» What you are asked to do: Shown below is a listing with pictures; reproduce exactly, and only, the lines between the ones containing "Convert this chart to Bokeh code." and "tick_values = [0, 50, 100, 150, 200]", inclusive, leaving the pictures out.

» The input:
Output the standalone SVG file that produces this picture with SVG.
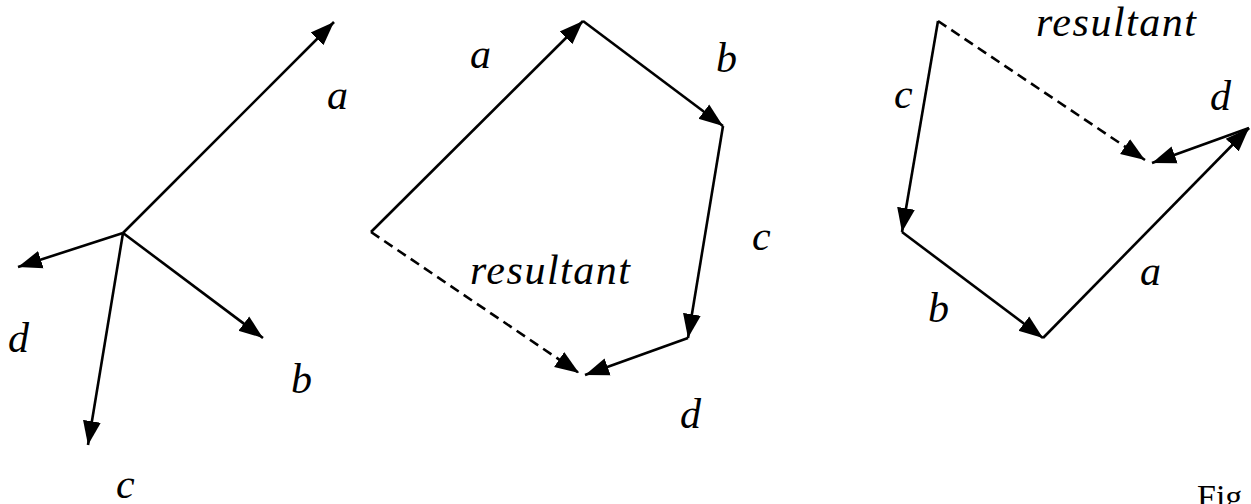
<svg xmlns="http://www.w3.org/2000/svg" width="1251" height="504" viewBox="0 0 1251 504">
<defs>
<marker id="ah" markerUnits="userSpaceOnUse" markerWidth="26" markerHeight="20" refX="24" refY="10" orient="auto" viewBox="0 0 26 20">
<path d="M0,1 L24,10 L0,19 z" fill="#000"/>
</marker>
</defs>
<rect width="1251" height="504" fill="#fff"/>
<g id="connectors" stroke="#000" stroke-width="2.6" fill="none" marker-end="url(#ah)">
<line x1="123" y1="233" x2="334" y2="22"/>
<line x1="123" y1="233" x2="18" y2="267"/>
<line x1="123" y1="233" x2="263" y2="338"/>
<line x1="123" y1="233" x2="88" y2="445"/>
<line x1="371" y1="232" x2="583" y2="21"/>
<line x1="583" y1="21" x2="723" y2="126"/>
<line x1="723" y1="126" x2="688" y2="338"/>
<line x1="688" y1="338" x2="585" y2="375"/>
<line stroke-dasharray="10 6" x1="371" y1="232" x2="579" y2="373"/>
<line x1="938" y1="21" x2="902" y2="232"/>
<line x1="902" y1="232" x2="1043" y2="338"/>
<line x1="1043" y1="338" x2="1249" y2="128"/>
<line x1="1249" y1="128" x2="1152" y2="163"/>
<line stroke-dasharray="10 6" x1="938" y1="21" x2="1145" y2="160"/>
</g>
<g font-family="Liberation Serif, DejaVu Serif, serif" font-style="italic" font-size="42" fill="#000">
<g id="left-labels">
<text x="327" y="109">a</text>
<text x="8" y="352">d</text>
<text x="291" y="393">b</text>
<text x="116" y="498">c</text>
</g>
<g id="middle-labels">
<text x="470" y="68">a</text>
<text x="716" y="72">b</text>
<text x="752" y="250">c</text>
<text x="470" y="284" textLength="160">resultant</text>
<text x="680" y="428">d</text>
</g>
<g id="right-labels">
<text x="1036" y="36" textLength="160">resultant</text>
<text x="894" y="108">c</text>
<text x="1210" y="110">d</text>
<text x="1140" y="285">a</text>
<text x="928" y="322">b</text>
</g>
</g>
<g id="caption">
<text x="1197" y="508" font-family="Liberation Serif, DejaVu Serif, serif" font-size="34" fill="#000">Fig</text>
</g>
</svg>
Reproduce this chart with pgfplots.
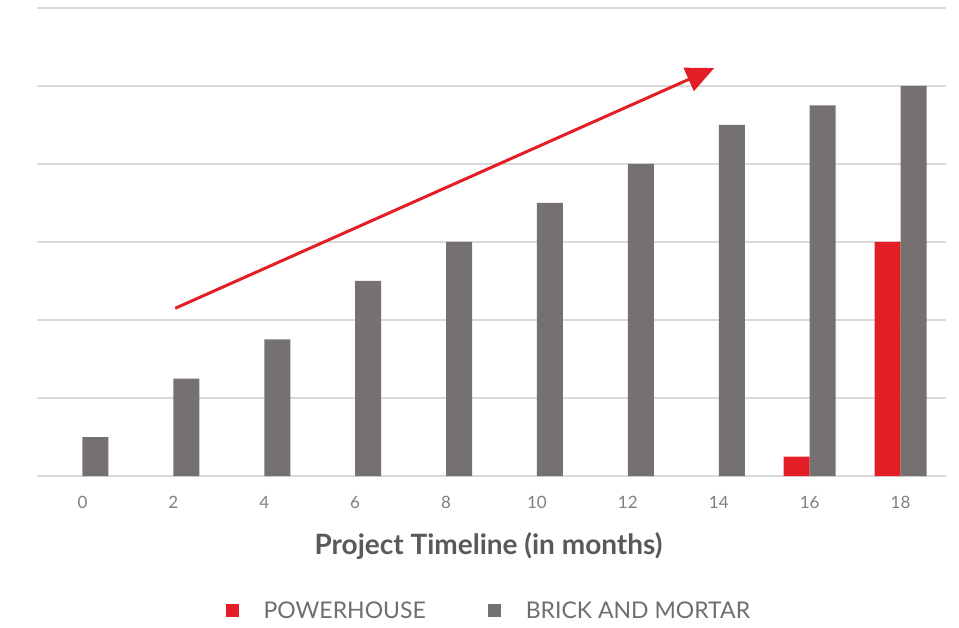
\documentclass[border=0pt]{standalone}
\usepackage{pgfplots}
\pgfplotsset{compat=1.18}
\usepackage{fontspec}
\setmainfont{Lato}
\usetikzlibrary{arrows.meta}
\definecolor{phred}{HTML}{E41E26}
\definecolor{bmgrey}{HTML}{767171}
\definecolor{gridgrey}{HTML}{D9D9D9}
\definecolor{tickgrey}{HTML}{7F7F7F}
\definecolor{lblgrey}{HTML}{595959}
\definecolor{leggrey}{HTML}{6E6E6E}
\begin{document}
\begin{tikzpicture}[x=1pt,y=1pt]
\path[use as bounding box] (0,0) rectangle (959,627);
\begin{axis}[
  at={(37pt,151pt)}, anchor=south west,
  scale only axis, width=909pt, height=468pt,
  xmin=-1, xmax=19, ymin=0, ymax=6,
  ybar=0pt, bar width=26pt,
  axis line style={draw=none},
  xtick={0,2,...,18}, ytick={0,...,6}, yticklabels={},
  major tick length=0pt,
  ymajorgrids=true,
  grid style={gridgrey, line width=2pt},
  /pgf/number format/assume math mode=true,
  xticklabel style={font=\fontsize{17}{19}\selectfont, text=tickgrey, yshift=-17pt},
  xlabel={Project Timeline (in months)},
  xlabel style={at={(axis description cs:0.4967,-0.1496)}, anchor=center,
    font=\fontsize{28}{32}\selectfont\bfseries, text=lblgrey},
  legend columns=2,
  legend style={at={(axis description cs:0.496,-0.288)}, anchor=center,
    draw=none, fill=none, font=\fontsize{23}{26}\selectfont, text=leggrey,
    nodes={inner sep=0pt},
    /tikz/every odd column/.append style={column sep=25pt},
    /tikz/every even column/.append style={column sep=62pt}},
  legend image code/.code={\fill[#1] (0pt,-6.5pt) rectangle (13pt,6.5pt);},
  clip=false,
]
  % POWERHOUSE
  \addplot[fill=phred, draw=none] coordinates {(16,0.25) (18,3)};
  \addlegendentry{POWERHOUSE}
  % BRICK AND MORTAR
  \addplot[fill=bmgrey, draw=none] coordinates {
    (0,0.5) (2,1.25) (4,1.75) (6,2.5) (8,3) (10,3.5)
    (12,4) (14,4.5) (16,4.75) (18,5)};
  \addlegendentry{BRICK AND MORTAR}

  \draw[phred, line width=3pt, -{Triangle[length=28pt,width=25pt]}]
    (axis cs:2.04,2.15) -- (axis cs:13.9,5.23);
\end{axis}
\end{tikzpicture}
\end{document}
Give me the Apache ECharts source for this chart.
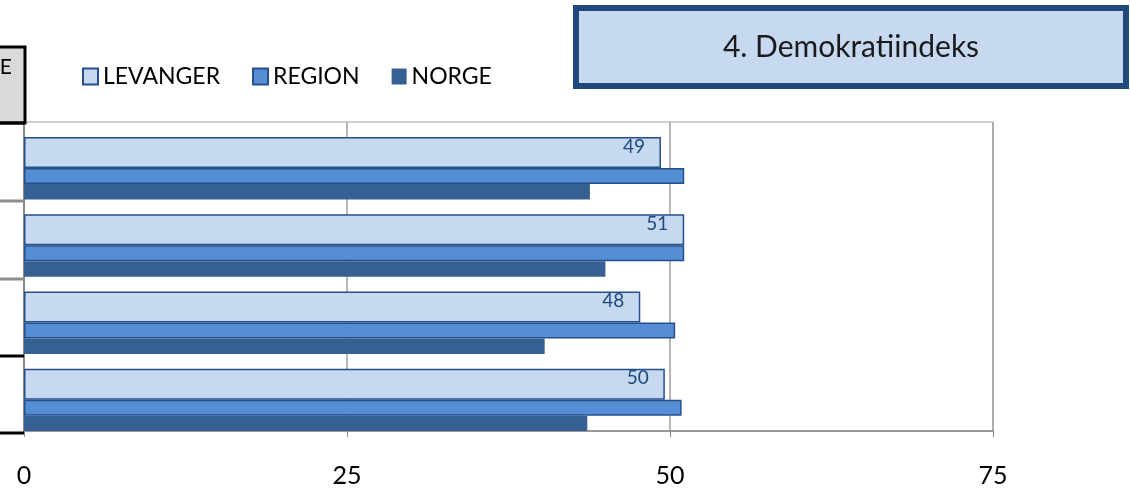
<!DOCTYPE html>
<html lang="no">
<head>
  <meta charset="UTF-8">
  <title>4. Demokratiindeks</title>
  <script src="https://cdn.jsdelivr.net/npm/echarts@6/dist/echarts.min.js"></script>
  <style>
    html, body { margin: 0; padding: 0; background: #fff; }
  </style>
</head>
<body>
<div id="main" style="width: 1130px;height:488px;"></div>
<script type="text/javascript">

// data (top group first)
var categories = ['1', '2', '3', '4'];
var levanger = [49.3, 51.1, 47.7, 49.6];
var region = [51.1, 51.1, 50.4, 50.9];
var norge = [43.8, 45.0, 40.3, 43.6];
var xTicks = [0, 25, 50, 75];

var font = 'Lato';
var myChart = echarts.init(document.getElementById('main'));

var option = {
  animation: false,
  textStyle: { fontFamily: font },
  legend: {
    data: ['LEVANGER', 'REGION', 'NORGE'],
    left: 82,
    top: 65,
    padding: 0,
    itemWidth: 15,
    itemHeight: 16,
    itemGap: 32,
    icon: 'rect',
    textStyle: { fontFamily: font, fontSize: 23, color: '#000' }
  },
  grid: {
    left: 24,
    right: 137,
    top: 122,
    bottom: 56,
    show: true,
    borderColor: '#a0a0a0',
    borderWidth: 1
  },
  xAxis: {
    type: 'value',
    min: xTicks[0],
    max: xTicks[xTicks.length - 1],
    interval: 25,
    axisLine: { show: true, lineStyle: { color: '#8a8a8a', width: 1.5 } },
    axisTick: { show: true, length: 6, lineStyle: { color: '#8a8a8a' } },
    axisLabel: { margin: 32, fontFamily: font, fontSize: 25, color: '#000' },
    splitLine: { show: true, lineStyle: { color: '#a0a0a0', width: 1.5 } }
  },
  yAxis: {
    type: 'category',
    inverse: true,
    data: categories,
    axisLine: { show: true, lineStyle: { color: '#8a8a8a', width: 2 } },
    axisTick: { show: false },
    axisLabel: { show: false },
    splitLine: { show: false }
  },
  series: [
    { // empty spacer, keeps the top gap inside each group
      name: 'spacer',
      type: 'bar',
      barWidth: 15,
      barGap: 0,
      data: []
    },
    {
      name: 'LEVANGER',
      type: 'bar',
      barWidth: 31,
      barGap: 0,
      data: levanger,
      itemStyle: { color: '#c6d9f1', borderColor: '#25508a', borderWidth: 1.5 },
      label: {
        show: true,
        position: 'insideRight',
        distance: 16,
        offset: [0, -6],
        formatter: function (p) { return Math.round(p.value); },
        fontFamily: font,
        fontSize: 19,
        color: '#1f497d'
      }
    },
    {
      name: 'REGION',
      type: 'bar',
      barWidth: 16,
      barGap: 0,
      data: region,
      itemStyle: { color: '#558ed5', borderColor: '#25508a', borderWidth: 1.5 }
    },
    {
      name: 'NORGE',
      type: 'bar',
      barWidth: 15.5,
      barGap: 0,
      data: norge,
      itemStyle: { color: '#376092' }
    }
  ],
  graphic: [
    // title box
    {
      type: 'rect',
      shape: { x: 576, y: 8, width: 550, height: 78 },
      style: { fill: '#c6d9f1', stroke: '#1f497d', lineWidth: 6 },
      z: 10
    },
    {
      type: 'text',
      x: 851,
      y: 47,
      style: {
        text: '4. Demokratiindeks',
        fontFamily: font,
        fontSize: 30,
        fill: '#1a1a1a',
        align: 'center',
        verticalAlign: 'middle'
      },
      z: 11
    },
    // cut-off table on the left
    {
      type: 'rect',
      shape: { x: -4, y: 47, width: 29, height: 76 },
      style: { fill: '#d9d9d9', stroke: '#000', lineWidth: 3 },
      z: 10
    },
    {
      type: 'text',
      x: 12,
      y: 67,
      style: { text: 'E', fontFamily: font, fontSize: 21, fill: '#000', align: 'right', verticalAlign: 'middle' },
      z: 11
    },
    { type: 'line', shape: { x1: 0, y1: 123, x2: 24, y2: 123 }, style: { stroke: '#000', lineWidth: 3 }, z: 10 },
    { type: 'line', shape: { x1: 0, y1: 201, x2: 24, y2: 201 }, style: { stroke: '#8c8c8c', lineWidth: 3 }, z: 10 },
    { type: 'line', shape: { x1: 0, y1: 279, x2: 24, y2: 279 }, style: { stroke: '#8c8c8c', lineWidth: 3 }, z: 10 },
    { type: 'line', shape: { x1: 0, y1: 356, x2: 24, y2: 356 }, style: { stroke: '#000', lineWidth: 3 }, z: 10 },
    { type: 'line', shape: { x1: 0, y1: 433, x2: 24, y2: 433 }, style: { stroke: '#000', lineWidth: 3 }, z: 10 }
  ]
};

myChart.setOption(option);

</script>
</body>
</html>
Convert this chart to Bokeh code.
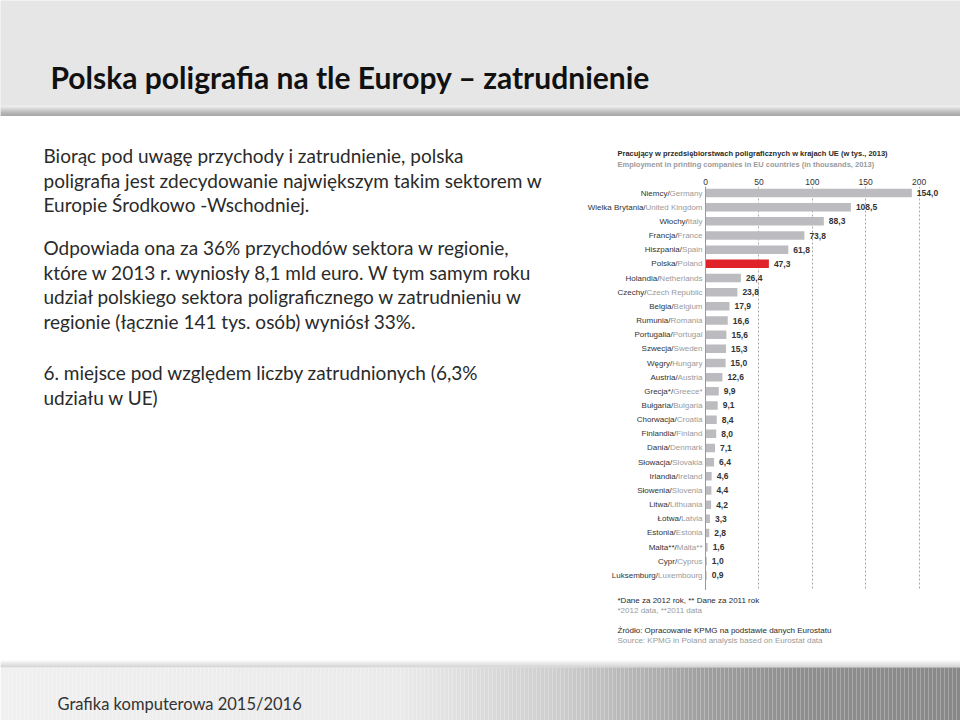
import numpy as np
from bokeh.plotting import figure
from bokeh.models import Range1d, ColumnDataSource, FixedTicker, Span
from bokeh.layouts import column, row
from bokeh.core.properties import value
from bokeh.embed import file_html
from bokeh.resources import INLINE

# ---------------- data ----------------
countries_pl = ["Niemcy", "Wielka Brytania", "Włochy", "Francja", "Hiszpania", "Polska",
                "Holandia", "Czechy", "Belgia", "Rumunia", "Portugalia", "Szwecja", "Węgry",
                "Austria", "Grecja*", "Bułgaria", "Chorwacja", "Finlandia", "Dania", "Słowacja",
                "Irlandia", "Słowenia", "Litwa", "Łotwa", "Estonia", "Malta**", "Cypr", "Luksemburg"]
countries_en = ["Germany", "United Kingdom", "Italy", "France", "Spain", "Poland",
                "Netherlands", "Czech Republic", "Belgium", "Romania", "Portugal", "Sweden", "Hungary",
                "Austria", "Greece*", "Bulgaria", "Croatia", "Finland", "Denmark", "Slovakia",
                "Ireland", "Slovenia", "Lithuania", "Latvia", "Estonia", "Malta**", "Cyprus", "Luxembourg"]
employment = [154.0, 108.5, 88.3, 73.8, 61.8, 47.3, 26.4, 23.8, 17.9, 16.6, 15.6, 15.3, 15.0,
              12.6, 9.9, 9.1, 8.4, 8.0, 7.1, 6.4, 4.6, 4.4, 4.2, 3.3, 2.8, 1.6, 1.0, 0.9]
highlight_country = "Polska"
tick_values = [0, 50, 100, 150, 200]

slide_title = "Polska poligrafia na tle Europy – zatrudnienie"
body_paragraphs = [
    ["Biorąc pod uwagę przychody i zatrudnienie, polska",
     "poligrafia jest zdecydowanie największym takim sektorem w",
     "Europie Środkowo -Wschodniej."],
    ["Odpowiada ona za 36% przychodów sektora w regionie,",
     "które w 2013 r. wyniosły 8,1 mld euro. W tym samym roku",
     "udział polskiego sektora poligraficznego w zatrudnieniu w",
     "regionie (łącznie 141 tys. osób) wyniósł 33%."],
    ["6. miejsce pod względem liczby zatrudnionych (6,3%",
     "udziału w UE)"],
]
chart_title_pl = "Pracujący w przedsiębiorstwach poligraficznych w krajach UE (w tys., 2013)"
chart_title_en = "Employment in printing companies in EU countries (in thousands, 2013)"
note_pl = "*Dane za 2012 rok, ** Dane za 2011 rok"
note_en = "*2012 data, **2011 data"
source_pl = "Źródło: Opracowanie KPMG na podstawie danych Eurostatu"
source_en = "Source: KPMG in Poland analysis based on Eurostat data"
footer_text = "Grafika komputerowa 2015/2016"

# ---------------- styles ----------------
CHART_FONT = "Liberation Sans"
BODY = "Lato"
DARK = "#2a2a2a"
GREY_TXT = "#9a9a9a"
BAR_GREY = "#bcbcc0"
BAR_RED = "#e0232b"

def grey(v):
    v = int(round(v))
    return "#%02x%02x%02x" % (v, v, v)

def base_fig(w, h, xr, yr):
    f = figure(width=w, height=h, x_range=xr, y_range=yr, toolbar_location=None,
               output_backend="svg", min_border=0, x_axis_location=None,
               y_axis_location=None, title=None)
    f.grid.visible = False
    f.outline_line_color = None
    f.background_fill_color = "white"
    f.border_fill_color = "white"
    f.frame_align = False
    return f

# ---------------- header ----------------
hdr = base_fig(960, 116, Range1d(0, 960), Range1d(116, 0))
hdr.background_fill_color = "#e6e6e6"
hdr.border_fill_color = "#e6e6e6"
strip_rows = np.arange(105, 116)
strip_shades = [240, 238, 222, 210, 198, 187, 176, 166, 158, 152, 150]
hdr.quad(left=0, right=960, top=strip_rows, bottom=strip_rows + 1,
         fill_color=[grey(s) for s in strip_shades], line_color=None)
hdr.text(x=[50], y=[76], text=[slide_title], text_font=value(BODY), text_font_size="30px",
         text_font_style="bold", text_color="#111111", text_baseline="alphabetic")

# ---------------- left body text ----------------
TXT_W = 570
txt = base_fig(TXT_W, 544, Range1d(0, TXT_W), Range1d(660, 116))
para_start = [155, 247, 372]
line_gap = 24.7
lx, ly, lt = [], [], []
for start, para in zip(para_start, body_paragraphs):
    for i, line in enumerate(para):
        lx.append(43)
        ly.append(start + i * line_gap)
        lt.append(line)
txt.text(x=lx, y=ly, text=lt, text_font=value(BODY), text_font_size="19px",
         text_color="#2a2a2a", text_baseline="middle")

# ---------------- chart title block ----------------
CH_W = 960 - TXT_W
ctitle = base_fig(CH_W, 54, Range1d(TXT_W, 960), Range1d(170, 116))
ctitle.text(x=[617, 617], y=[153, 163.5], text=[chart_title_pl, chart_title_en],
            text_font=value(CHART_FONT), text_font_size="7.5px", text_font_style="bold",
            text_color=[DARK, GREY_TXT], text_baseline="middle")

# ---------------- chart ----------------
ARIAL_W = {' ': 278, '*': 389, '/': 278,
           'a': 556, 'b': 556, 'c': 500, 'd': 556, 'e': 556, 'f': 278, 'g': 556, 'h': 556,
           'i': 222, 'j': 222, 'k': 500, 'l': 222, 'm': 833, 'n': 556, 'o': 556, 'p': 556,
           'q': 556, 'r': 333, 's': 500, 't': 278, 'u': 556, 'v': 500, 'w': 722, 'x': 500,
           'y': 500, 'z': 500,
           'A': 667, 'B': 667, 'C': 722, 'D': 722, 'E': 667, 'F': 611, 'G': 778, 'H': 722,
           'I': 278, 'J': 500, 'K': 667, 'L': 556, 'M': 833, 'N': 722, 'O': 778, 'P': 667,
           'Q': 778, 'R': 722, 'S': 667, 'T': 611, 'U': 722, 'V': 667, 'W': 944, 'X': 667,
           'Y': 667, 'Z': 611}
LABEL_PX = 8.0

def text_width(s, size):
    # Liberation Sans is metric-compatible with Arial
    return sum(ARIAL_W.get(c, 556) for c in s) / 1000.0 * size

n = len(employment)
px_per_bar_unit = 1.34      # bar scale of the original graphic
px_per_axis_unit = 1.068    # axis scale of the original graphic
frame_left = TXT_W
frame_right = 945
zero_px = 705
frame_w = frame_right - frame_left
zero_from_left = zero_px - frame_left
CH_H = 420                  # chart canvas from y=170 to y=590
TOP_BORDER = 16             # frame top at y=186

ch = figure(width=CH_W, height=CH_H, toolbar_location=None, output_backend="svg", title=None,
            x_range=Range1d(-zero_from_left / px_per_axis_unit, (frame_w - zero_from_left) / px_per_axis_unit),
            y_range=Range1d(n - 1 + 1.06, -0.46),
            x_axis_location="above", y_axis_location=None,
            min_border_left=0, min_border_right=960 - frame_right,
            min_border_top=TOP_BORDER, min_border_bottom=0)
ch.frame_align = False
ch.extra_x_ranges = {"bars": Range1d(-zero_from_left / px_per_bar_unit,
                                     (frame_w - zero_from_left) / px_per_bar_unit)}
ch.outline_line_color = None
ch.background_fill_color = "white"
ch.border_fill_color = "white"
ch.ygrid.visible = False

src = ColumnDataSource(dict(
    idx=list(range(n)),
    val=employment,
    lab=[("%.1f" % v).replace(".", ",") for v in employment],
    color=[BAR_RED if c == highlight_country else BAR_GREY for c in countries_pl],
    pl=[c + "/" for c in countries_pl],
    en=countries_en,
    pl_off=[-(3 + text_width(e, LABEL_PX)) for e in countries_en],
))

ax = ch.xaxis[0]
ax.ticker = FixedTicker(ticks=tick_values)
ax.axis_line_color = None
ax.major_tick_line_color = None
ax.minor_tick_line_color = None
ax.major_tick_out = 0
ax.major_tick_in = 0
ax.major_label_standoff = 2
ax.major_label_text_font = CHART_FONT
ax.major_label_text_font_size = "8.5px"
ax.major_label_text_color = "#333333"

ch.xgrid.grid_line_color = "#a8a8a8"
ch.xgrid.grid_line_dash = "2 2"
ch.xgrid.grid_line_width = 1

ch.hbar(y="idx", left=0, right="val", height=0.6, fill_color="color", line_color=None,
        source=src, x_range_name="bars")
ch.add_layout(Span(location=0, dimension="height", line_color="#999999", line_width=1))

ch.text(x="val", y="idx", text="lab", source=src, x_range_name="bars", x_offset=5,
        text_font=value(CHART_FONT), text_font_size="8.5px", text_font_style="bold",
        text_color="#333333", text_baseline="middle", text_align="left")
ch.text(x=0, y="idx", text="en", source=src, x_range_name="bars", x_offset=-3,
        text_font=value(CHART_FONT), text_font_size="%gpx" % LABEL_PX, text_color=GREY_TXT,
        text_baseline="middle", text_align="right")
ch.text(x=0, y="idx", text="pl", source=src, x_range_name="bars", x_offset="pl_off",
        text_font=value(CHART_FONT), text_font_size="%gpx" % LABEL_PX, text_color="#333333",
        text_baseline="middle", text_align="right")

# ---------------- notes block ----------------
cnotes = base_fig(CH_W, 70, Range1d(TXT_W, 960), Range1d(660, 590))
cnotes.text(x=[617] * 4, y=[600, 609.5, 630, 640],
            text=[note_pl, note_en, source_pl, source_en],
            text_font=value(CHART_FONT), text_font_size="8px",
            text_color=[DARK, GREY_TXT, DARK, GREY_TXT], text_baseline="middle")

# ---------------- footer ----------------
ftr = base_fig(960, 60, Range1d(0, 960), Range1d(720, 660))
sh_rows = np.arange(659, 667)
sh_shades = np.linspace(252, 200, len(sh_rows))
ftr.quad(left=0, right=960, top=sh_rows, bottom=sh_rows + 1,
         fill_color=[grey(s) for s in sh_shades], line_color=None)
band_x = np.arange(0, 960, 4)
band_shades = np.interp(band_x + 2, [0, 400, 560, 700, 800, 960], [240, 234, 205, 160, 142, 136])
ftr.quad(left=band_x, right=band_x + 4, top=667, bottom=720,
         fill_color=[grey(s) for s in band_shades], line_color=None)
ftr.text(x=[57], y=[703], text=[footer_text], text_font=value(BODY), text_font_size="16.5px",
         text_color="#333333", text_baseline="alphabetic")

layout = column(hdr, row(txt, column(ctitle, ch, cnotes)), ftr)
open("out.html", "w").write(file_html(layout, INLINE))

» Solution:
Convert this chart to Bokeh code.
import numpy as np
from bokeh.plotting import figure
from bokeh.models import Range1d, ColumnDataSource, FixedTicker, Span
from bokeh.layouts import column, row
from bokeh.core.properties import value
from bokeh.embed import file_html
from bokeh.resources import INLINE

# ---------------- data ----------------
countries_pl = ["Niemcy", "Wielka Brytania", "Włochy", "Francja", "Hiszpania", "Polska",
                "Holandia", "Czechy", "Belgia", "Rumunia", "Portugalia", "Szwecja", "Węgry",
                "Austria", "Grecja*", "Bułgaria", "Chorwacja", "Finlandia", "Dania", "Słowacja",
                "Irlandia", "Słowenia", "Litwa", "Łotwa", "Estonia", "Malta**", "Cypr", "Luksemburg"]
countries_en = ["Germany", "United Kingdom", "Italy", "France", "Spain", "Poland",
                "Netherlands", "Czech Republic", "Belgium", "Romania", "Portugal", "Sweden", "Hungary",
                "Austria", "Greece*", "Bulgaria", "Croatia", "Finland", "Denmark", "Slovakia",
                "Ireland", "Slovenia", "Lithuania", "Latvia", "Estonia", "Malta**", "Cyprus", "Luxembourg"]
employment = [154.0, 108.5, 88.3, 73.8, 61.8, 47.3, 26.4, 23.8, 17.9, 16.6, 15.6, 15.3, 15.0,
              12.6, 9.9, 9.1, 8.4, 8.0, 7.1, 6.4, 4.6, 4.4, 4.2, 3.3, 2.8, 1.6, 1.0, 0.9]
highlight_country = "Polska"
tick_values = [0, 50, 100, 150, 200]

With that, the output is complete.